Kamis, 18 Agustus 2011

Pengelolaan dan Pengusahaan Bahan Galian

UU No. 4 Tahun 2009, dari sisi muatan mengalami perubahan yang cukup mendasar, termasuk di dalamnya dalam pelaksanaan pengelolaan bahan galian. Perubahan mendasar dimaksud berkaitan dengan sistem pengelolaan bahan galian yang mulai ditata dari awal, yaitu dilakukan sejak penetapan sebuah kawasan menjadi wilayah pertambangan dirancang sedemikian rupa dan terintegrasi dengan pengembangan wilayah secara nasional.
Artinya, dengan aturan yang telah ada, pengelolaan dan pengusahaan pertambangan ke depan, seharusnya mampu mendorong pengembangan sebuah wilayah dan setelah berhentinya kegiatan usaha pertambangan, wilayah tersebut tetap eksis, karena relatif telah dipersiapkan melalui konsep atau rancangan kegiatan pasca tambang.
Meski dalam undang-undang disebutkan, bahwa penetapan sebuah WP merupakan bagian dari tata ruang nasional, dalam praktik, sesungguhnya terbalik. Kalau mellhat semangat undang-undang ini, kita dapat menarik benang merah, bahwa secara yuridis UU ini mengemban amanah untuk pengelolaan dan pengusahaan bahan galian ke depan, harus mampu menggerakkan kegiatan ekonomi, melakukan pembinaan dan pemberdayaan rakyat seternpat dan penyiapan kegiatan pascatambang. Artinya, penetapan tata ruang nasional harus berangkat dari potensi daerah dan/atau wilayah, yang kemudian dibuat suatu rancangan tata ruang terintegrasi antara satu wilayah dengan wilayah, iainnya yang secara ekonomis tidak sama potensinya antara wilayah satu dengan lainnya.
Semangat pengelolaan dan pengusahaan bahan galian dalam undang-undang baru ini, merupakan konsep ideal pengelolaan dan pengusahaan bahan galian ke depan.
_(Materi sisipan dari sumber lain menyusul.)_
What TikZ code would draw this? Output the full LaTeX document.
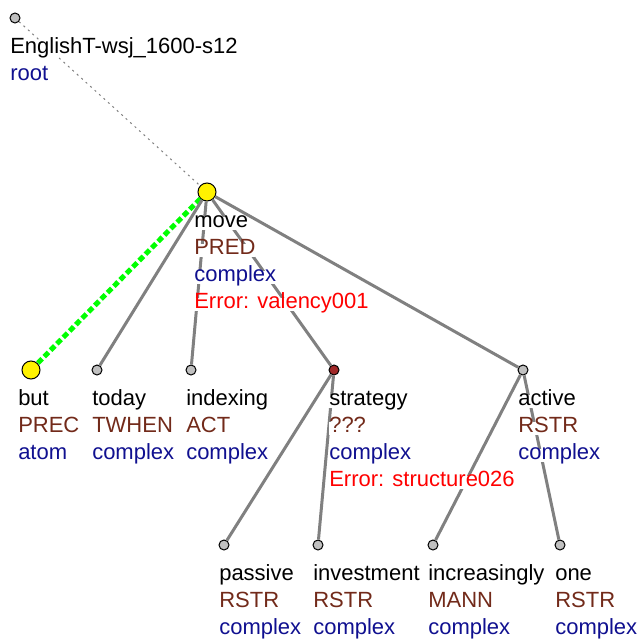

Memang bukan sesuatu hal yang mudah, mewujudkan semangat dan cita-cita ini, di tengah-tengah kondisi pemerintahan yang terkadang masih mengedepankan ego sektoral masing-masing kementeriannya. Tetapi, melalui wadah Musrenbangnas, kendala itu seharusnya dapat teratasi, dengan berangkat dari niat yang sama, melalui koordinasi Bappenas, rasanya kementerian teknis (ESDM) sebagai leading sektor dan kementerian terkait lainnya, kita percaya pasti mempunyai kesadaran tinggi dan berpikir jauh ke depan untuk berbuat yang terbaik bagi bangsa dan negara ini, dengan cara duduk bersama untuk merancang sebuah konsep pengelolaan dan pengusahaan bahan galian terintegrasi dengan pengembangan wilayah dan pembangunan jangka panjang.
Menyadari peran strategik data potensi daerah, dalam kerangka penyusunan tata ruang nasional, maka penyiapan data potensi bahan galian secara akurat, aktual, dan benar, menjadi sebuah kebutuhan mendesak. Melalui data potensi bahan galian, akan menentukan rancangan pengembangan wilayah-wilayah tersebut untuk jangka panjang. Artinya, jangan sampai penetapan tata ruang bukan berangkat dari basis data potensi wilayah/daerah yang bersangkutan, sehingga pada giliran di kemudian hari ternyata pada lahan yang diperuntukkan bagi kepentingan lain ditemukan potensi bahan galian, maka akan timbul permasalahan. Misalnya dalam tata ruang telah ditetapkan menjadi wilayah pemukiman dan perumahan penduduk, atau bahkan telah menjadi pusat pemerintahan, keramaian, dan lain-lain.
Kenyataan ini, sering ditemukan pada masa lalu, sehingga muncul persoalan terjadi tumpang tindih dan/ atau pelanggaran peruntukan kawasan yang sebelumnya telah ditetapkan untuk satu peruntukan dengan mudah dilanggar peruntukannya dengan peruntukan yang lain. Sehingga tidak jarang menimbulkan persoalan yang krusiai, selain sering berakibat pada rusaknya lingkungan hidup.

1 komentar:

ramadhan mengatakan...

Mantap. yang jadi masalah untuk penetapan wilayah tu memang tidqak gampang krn di situ bermain siapa yang menguasai data tersebut jadi pemilik dari potensi tambang itu. sudah jadi nasib bagi rakyat indonesia yang kebijakan negara selalu bermuara sistim kapitalis.